= Written task =
Using the listing below, copy every line that mentions "with".

= Given data =
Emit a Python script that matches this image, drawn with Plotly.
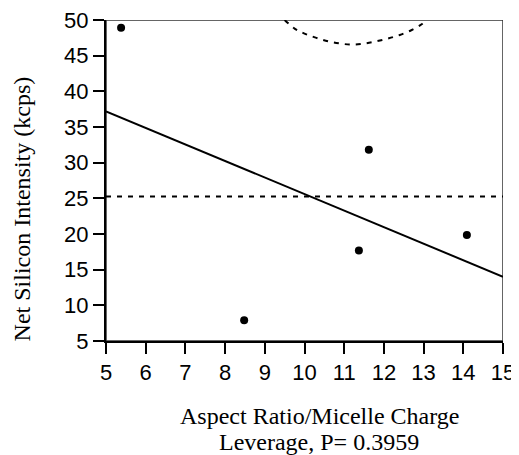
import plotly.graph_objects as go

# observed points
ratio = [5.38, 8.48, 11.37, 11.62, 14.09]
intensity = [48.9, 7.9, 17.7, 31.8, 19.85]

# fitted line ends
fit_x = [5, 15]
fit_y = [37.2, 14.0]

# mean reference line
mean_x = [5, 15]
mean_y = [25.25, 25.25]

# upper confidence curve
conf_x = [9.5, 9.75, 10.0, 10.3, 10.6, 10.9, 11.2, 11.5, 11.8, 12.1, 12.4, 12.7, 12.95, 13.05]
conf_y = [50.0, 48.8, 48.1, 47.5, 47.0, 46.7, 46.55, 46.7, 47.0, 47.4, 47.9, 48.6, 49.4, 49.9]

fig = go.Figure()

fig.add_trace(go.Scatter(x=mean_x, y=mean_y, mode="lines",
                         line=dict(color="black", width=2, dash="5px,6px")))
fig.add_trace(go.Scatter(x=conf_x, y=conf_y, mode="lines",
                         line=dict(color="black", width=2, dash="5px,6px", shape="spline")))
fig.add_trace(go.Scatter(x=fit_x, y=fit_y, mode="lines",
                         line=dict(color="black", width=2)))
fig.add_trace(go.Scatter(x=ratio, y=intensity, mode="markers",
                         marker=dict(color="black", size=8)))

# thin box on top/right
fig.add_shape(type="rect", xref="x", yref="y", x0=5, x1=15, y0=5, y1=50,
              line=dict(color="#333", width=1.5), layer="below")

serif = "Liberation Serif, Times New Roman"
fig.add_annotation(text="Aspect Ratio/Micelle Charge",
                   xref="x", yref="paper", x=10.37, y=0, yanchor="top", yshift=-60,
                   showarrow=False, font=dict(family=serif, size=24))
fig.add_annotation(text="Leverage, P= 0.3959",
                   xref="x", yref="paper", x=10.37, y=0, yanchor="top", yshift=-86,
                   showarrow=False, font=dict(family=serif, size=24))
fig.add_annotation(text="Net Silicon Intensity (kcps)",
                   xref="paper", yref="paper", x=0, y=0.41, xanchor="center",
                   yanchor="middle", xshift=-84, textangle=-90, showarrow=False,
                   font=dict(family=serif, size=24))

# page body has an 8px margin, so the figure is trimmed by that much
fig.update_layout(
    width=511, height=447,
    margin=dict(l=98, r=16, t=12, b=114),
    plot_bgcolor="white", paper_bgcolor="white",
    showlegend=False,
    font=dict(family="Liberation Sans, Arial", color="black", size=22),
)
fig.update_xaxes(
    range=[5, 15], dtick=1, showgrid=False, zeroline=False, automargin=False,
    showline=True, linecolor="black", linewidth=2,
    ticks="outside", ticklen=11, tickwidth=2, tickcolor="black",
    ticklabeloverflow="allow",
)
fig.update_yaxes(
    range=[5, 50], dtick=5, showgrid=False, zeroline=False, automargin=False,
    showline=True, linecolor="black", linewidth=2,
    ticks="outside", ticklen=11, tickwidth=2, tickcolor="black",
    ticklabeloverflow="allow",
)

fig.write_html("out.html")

--

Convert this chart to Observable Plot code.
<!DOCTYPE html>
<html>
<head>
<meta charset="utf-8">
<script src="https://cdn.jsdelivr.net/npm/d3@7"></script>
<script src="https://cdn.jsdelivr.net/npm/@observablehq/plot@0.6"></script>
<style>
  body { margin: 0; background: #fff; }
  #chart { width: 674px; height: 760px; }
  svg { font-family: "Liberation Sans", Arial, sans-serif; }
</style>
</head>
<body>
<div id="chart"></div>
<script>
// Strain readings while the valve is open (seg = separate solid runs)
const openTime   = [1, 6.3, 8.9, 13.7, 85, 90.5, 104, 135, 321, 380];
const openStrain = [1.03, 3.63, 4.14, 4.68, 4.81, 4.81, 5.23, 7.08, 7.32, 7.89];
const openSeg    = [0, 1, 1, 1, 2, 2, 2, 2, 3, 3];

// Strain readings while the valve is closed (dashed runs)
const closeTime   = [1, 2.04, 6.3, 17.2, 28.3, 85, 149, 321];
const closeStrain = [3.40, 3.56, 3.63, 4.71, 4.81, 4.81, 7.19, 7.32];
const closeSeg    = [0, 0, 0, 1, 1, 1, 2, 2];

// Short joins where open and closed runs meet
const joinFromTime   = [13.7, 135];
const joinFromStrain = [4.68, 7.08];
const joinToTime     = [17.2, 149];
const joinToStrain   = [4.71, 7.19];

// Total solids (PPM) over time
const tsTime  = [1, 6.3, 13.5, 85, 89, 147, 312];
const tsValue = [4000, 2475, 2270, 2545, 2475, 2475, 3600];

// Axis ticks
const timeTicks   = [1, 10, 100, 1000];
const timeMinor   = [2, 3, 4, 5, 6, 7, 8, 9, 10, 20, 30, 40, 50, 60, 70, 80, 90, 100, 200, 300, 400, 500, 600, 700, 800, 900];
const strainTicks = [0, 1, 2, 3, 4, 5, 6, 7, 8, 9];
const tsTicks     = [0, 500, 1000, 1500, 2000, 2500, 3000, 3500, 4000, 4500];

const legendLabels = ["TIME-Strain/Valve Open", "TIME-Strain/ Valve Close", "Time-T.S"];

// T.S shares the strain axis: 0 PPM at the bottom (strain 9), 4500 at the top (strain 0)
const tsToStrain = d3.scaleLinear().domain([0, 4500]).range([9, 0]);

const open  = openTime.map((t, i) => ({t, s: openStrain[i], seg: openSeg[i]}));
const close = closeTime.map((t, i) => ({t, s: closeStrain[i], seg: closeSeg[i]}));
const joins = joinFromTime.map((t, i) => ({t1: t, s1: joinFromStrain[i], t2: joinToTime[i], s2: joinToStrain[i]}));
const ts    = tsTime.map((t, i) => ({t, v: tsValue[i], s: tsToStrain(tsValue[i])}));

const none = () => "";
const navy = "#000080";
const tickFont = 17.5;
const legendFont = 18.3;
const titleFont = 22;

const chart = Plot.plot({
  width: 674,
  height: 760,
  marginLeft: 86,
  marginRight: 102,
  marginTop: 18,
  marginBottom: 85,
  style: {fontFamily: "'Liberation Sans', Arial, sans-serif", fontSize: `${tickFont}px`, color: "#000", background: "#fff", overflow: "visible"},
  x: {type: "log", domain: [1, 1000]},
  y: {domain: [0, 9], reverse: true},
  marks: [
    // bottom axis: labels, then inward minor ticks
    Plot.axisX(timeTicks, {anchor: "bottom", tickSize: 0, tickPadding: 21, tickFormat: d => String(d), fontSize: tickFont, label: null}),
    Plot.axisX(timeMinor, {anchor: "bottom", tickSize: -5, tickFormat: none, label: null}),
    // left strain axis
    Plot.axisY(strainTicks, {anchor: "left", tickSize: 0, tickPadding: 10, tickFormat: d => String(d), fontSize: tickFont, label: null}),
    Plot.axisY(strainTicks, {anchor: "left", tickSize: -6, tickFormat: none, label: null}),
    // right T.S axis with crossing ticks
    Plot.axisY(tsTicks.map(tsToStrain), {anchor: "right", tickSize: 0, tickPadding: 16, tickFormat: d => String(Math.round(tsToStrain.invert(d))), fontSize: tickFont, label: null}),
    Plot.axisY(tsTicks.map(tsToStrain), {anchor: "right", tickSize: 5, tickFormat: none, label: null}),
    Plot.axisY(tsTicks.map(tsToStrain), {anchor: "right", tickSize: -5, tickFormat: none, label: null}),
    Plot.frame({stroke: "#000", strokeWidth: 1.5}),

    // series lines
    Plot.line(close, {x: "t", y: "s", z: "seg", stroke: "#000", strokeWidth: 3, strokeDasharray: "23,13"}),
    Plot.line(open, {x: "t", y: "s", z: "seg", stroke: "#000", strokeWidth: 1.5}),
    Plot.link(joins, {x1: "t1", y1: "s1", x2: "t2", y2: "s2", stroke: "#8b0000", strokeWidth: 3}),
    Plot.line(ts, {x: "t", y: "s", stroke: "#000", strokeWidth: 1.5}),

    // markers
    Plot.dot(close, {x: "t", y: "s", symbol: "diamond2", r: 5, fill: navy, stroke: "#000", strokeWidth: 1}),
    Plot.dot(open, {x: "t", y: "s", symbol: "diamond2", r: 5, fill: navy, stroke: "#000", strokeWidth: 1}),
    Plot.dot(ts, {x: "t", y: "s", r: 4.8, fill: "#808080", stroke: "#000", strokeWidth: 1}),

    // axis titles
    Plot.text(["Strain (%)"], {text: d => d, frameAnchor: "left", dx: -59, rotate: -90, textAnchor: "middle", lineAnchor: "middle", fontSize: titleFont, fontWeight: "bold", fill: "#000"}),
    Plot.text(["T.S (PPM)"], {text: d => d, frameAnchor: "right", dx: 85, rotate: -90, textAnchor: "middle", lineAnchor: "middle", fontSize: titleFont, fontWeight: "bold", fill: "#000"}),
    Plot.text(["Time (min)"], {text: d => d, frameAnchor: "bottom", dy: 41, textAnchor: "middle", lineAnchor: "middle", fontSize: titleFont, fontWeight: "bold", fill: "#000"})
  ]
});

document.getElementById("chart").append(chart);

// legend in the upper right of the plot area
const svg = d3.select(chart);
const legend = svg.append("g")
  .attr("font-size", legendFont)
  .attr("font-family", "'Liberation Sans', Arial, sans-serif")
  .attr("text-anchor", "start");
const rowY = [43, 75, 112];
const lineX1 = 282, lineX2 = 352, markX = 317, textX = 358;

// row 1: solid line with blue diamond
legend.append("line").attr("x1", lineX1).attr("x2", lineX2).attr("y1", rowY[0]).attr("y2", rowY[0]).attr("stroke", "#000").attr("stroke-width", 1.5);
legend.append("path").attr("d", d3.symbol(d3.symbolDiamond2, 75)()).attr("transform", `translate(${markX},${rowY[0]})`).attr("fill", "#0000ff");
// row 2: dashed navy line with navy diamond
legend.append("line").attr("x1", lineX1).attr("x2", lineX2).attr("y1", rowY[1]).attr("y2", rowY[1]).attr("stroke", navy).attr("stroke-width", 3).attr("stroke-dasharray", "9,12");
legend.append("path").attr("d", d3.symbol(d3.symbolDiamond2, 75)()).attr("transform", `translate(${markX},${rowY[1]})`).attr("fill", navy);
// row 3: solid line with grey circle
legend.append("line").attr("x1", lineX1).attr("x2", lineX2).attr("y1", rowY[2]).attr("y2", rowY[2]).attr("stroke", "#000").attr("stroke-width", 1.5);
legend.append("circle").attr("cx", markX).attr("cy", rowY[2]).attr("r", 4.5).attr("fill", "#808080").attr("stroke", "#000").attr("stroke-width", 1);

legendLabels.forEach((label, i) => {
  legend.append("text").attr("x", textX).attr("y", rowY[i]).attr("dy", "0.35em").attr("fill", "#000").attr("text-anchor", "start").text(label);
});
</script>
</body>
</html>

= Problem solution =
Emit a Python script that matches this image, drawn with Plotly.
    // right T.S axis with crossing ticks
// row 1: solid line with blue diamond
// row 2: dashed navy line with navy diamond
// row 3: solid line with grey circle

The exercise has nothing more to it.